§ **Source material**
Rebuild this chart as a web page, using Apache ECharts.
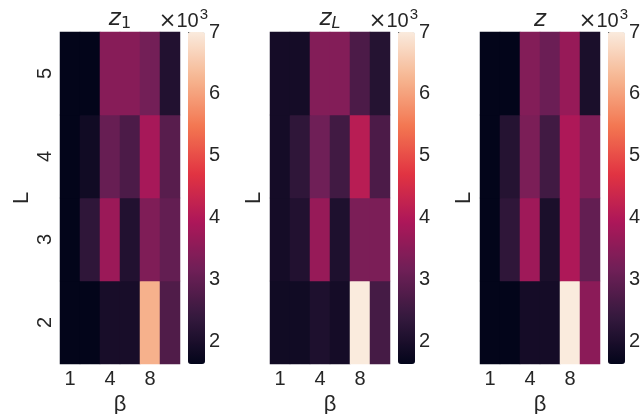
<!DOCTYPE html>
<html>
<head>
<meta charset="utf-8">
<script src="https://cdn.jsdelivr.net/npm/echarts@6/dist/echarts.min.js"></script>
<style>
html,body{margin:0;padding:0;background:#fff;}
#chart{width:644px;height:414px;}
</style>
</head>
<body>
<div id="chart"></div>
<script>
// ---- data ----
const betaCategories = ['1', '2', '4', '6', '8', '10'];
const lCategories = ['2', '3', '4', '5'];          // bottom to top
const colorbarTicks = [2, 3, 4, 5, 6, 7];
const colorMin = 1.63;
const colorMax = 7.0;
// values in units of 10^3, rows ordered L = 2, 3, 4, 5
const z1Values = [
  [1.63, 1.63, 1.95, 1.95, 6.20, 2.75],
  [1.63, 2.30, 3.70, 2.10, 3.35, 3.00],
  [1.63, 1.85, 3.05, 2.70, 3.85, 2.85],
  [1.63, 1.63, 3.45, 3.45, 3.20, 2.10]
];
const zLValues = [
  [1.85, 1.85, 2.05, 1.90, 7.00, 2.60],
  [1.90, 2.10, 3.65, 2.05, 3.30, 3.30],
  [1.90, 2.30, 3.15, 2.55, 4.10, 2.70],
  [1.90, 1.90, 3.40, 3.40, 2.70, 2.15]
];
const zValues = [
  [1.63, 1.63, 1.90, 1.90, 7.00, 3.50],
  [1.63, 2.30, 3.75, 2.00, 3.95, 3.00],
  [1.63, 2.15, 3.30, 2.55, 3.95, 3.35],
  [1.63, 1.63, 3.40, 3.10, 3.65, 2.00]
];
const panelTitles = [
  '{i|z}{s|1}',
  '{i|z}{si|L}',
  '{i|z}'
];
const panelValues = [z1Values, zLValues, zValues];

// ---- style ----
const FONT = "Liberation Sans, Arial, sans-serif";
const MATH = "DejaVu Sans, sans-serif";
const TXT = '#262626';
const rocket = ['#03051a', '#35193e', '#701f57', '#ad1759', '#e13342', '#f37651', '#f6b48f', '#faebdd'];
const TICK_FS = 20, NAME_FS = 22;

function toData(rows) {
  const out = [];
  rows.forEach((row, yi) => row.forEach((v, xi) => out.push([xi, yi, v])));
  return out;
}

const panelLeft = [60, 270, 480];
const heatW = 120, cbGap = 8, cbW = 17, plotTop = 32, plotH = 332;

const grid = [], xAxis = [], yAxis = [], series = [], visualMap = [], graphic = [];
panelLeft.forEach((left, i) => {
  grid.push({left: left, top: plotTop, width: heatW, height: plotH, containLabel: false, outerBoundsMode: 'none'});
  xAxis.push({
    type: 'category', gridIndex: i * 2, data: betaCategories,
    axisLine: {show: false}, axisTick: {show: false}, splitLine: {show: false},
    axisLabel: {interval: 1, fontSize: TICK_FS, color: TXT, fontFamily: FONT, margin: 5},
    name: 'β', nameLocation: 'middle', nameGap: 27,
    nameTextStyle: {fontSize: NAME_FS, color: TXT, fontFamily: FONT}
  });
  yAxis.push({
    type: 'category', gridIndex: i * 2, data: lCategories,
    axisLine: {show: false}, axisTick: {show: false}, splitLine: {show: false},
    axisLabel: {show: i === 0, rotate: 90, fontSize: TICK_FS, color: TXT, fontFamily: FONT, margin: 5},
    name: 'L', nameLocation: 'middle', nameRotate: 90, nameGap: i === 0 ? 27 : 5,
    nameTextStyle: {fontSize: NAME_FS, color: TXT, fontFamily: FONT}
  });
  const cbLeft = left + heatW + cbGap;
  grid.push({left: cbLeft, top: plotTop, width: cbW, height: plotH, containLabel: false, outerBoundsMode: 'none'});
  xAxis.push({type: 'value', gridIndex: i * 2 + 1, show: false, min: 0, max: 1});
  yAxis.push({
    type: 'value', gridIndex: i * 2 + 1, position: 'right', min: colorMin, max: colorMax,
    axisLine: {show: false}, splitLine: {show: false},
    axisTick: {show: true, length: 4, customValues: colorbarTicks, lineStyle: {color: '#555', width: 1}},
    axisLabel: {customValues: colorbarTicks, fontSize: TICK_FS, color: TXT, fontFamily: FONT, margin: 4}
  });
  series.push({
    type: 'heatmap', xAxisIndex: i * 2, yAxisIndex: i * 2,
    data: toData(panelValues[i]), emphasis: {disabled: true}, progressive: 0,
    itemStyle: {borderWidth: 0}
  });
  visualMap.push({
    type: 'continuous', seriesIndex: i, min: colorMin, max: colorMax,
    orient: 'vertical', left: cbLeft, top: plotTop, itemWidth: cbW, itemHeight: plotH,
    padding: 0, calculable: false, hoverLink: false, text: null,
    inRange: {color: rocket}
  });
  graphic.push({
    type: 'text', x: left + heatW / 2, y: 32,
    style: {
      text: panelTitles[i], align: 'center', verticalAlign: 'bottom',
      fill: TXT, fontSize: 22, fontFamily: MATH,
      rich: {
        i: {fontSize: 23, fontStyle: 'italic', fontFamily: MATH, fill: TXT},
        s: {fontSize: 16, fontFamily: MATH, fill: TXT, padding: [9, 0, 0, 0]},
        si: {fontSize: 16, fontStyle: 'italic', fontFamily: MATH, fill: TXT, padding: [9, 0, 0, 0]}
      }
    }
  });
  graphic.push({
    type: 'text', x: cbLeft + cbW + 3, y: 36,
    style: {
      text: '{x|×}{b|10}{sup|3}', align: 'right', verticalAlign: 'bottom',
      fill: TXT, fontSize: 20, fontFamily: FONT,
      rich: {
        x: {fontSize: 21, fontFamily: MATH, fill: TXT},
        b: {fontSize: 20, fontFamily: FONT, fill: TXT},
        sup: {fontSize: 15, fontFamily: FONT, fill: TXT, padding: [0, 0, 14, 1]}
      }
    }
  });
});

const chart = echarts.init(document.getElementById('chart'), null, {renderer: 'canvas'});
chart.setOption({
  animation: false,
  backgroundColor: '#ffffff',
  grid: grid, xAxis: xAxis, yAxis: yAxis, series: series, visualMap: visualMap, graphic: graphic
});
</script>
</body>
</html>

§ **Exercise instructions**
Give an exact reproduction of every line, leaving out any picture.

§ **Task response**
Rebuild this chart as a web page, using Apache ECharts.
<!DOCTYPE html>
<html>
<head>
<meta charset="utf-8">
<script src="https://cdn.jsdelivr.net/npm/echarts@6/dist/echarts.min.js"></script>
<style>
html,body{margin:0;padding:0;background:#fff;}
#chart{width:644px;height:414px;}
</style>
</head>
<body>
<div id="chart"></div>
<script>
// ---- data ----
const betaCategories = ['1', '2', '4', '6', '8', '10'];
const lCategories = ['2', '3', '4', '5'];          // bottom to top
const colorbarTicks = [2, 3, 4, 5, 6, 7];
const colorMin = 1.63;
const colorMax = 7.0;
// values in units of 10^3, rows ordered L = 2, 3, 4, 5
const z1Values = [
  [1.63, 1.63, 1.95, 1.95, 6.20, 2.75],
  [1.63, 2.30, 3.70, 2.10, 3.35, 3.00],
  [1.63, 1.85, 3.05, 2.70, 3.85, 2.85],
  [1.63, 1.63, 3.45, 3.45, 3.20, 2.10]
];
const zLValues = [
  [1.85, 1.85, 2.05, 1.90, 7.00, 2.60],
  [1.90, 2.10, 3.65, 2.05, 3.30, 3.30],
  [1.90, 2.30, 3.15, 2.55, 4.10, 2.70],
  [1.90, 1.90, 3.40, 3.40, 2.70, 2.15]
];
const zValues = [
  [1.63, 1.63, 1.90, 1.90, 7.00, 3.50],
  [1.63, 2.30, 3.75, 2.00, 3.95, 3.00],
  [1.63, 2.15, 3.30, 2.55, 3.95, 3.35],
  [1.63, 1.63, 3.40, 3.10, 3.65, 2.00]
];
const panelTitles = [
  '{i|z}{s|1}',
  '{i|z}{si|L}',
  '{i|z}'
];
const panelValues = [z1Values, zLValues, zValues];

// ---- style ----
const FONT = "Liberation Sans, Arial, sans-serif";
const MATH = "DejaVu Sans, sans-serif";
const TXT = '#262626';
const rocket = ['#03051a', '#35193e', '#701f57', '#ad1759', '#e13342', '#f37651', '#f6b48f', '#faebdd'];
const TICK_FS = 20, NAME_FS = 22;

function toData(rows) {
  const out = [];
  rows.forEach((row, yi) => row.forEach((v, xi) => out.push([xi, yi, v])));
  return out;
}

const panelLeft = [60, 270, 480];
const heatW = 120, cbGap = 8, cbW = 17, plotTop = 32, plotH = 332;

const grid = [], xAxis = [], yAxis = [], series = [], visualMap = [], graphic = [];
panelLeft.forEach((left, i) => {
  grid.push({left: left, top: plotTop, width: heatW, height: plotH, containLabel: false, outerBoundsMode: 'none'});
  xAxis.push({
    type: 'category', gridIndex: i * 2, data: betaCategories,
    axisLine: {show: false}, axisTick: {show: false}, splitLine: {show: false},
    axisLabel: {interval: 1, fontSize: TICK_FS, color: TXT, fontFamily: FONT, margin: 5},
    name: 'β', nameLocation: 'middle', nameGap: 27,
    nameTextStyle: {fontSize: NAME_FS, color: TXT, fontFamily: FONT}
  });
  yAxis.push({
    type: 'category', gridIndex: i * 2, data: lCategories,
    axisLine: {show: false}, axisTick: {show: false}, splitLine: {show: false},
    axisLabel: {show: i === 0, rotate: 90, fontSize: TICK_FS, color: TXT, fontFamily: FONT, margin: 5},
    name: 'L', nameLocation: 'middle', nameRotate: 90, nameGap: i === 0 ? 27 : 5,
    nameTextStyle: {fontSize: NAME_FS, color: TXT, fontFamily: FONT}
  });
  const cbLeft = left + heatW + cbGap;
  grid.push({left: cbLeft, top: plotTop, width: cbW, height: plotH, containLabel: false, outerBoundsMode: 'none'});
  xAxis.push({type: 'value', gridIndex: i * 2 + 1, show: false, min: 0, max: 1});
  yAxis.push({
    type: 'value', gridIndex: i * 2 + 1, position: 'right', min: colorMin, max: colorMax,
    axisLine: {show: false}, splitLine: {show: false},
    axisTick: {show: true, length: 4, customValues: colorbarTicks, lineStyle: {color: '#555', width: 1}},
    axisLabel: {customValues: colorbarTicks, fontSize: TICK_FS, color: TXT, fontFamily: FONT, margin: 4}
  });
  series.push({
    type: 'heatmap', xAxisIndex: i * 2, yAxisIndex: i * 2,
    data: toData(panelValues[i]), emphasis: {disabled: true}, progressive: 0,
    itemStyle: {borderWidth: 0}
  });
  visualMap.push({
    type: 'continuous', seriesIndex: i, min: colorMin, max: colorMax,
    orient: 'vertical', left: cbLeft, top: plotTop, itemWidth: cbW, itemHeight: plotH,
    padding: 0, calculable: false, hoverLink: false, text: null,
    inRange: {color: rocket}
  });
  graphic.push({
    type: 'text', x: left + heatW / 2, y: 32,
    style: {
      text: panelTitles[i], align: 'center', verticalAlign: 'bottom',
      fill: TXT, fontSize: 22, fontFamily: MATH,
      rich: {
        i: {fontSize: 23, fontStyle: 'italic', fontFamily: MATH, fill: TXT},
        s: {fontSize: 16, fontFamily: MATH, fill: TXT, padding: [9, 0, 0, 0]},
        si: {fontSize: 16, fontStyle: 'italic', fontFamily: MATH, fill: TXT, padding: [9, 0, 0, 0]}
      }
    }
  });
  graphic.push({
    type: 'text', x: cbLeft + cbW + 3, y: 36,
    style: {
      text: '{x|×}{b|10}{sup|3}', align: 'right', verticalAlign: 'bottom',
      fill: TXT, fontSize: 20, fontFamily: FONT,
      rich: {
        x: {fontSize: 21, fontFamily: MATH, fill: TXT},
        b: {fontSize: 20, fontFamily: FONT, fill: TXT},
        sup: {fontSize: 15, fontFamily: FONT, fill: TXT, padding: [0, 0, 14, 1]}
      }
    }
  });
});

const chart = echarts.init(document.getElementById('chart'), null, {renderer: 'canvas'});
chart.setOption({
  animation: false,
  backgroundColor: '#ffffff',
  grid: grid, xAxis: xAxis, yAxis: yAxis, series: series, visualMap: visualMap, graphic: graphic
});
</script>
</body>
</html>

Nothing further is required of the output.